In September 2019 he announced he will not play anymore for the Chinese Taipei national team. It was stated that the main reason for his decision was disagreement with the Chinese Taipei association in that he wants to focus on singles competition and leave a position to youngsters in team events. Chuang returned to the team in 2020, and participated in the Summer Olympics for the fifth time. He continued to compete in international tournaments after the Tokyo Olympics. In 2022, Chuang clinched the men's singles title at one of the WTT Feeder tournaments at the age of 41.

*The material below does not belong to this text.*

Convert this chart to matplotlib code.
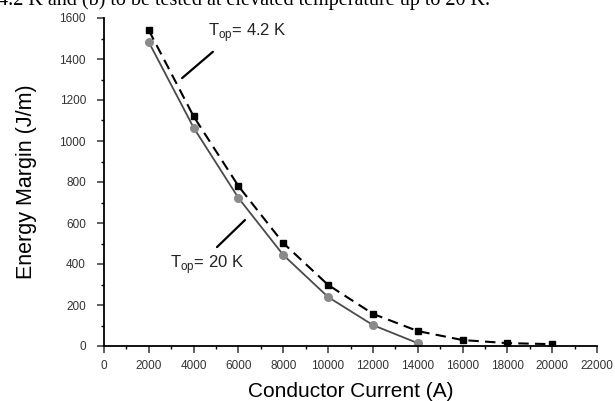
import matplotlib
matplotlib.use("Agg")
import matplotlib.pyplot as plt
from matplotlib.ticker import MultipleLocator

plt.rcParams['font.family'] = ['Liberation Sans', 'DejaVu Sans']

# data
current_42 = [2000, 4000, 6000, 8000, 10000, 12000, 14000, 16000, 18000, 20000]
margin_42 = [1540, 1120, 780, 502, 298, 157, 73, 29, 14, 9]
current_20 = [2000, 4000, 6000, 8000, 10000, 12000, 14000]
margin_20 = [1482, 1065, 722, 444, 239, 102, 14]

fig = plt.figure(figsize=(6.15, 4.01), dpi=100)
ax = fig.add_axes([104/615, 1 - 346/401, 493/615, 328/401])

ax.plot(current_42, margin_42, color='black', ls=(0, (5, 3)), lw=1.5,
        marker='s', ms=5, mfc='black', mec='black', zorder=3)
ax.plot(current_20, margin_20, color='#4a4a4a', ls='-', lw=1.3,
        marker='o', ms=5.5, mfc='#8a8a8a', mec='#8a8a8a', zorder=2)

ax.set_xlim(0, 22000)
ax.set_ylim(0, 1600)
ax.xaxis.set_major_locator(MultipleLocator(2000))
ax.xaxis.set_minor_locator(MultipleLocator(1000))
ax.yaxis.set_major_locator(MultipleLocator(200))
ax.yaxis.set_minor_locator(MultipleLocator(100))
ax.spines['top'].set_visible(False)
ax.spines['right'].set_visible(False)
ax.spines['left'].set_linewidth(1.3)
ax.spines['bottom'].set_linewidth(1.3)
ax.tick_params(which='major', length=5, width=1.1, labelsize=8.5, pad=5,
               color='#333333', labelcolor='#333333')
ax.tick_params(axis='y', which='major', pad=8)
ax.tick_params(which='minor', length=2.5, width=1.0)

ax.set_xlabel('Conductor Current (A)', fontsize=15, labelpad=7)
ax.set_ylabel('Energy Margin (J/m)', fontsize=15.5, labelpad=16)

# annotations
ax.annotate('', xy=(3391, 1298), xytext=(4953, 1444),
            arrowprops=dict(arrowstyle='-', color='black', lw=1.6))
ax.text(4640, 1527, r'T$_{\mathregular{op}}$= 4.2 K', fontsize=12, va='center', ha='left',
        color='#222222')
ax.annotate('', xy=(6381, 624), xytext=(4953, 473),
            arrowprops=dict(arrowstyle='-', color='black', lw=1.6))
ax.text(2945, 395, r'T$_{\mathregular{op}}$= 20 K', fontsize=12, va='center', ha='left',
        color='#222222')

# clipped caption line from the page above
fig.text(-0.004, 1 - 5/401, '4.2 K and (b) to be tested at elevated temperature up to 20 K.',
         family='Liberation Serif', fontsize=14.5, va='baseline', ha='left')

fig.savefig('out.png', dpi=100)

In 2024, Chuang helped the Chinese Taipei men's team reach the semifinals at the 2024 World Team Championships for the second time in his career. After his sixth Olympic appearance in Paris, Chuang announced his retirement.

==Career summary==
Singles (as of 27 January 2015):
- Olympics: semi-finals (2012)
- World Championships: round of 16 (2003, 2007)
- World Cup appearances: 10. Best record: quarter-finals (2006, 10)
- ITTF World Tour titles: 4 (Brazil 2003, Chile 2011, Spanish Open 2012 and Hungarian Open 2016). Runner-up: 10 (Qatar, Japan, Dutch Open 2002; Danish Open 2003; USA, Japan Open 2004; Singapore Open 2006; Austrian, German Open 2008; Hungarian Open 2010)
- ITTF World Tour Grand Finals appearances: 12. Won in 2002.
- Asian Games: runner-up (2002).

==Awards==
- Best Male Athlete Award 2003 and 2012 from Sports Affairs Council, Executive Yuan, Taiwan.
- 41st Ten Outstanding Young Persons (2003) from Ten Outstanding Young Persons' Foundation Co., Taiwan.

==Personal life==
On 27 October 2012, Chuang married Gladys Shi in his home town of Kaohsiung, Taiwan.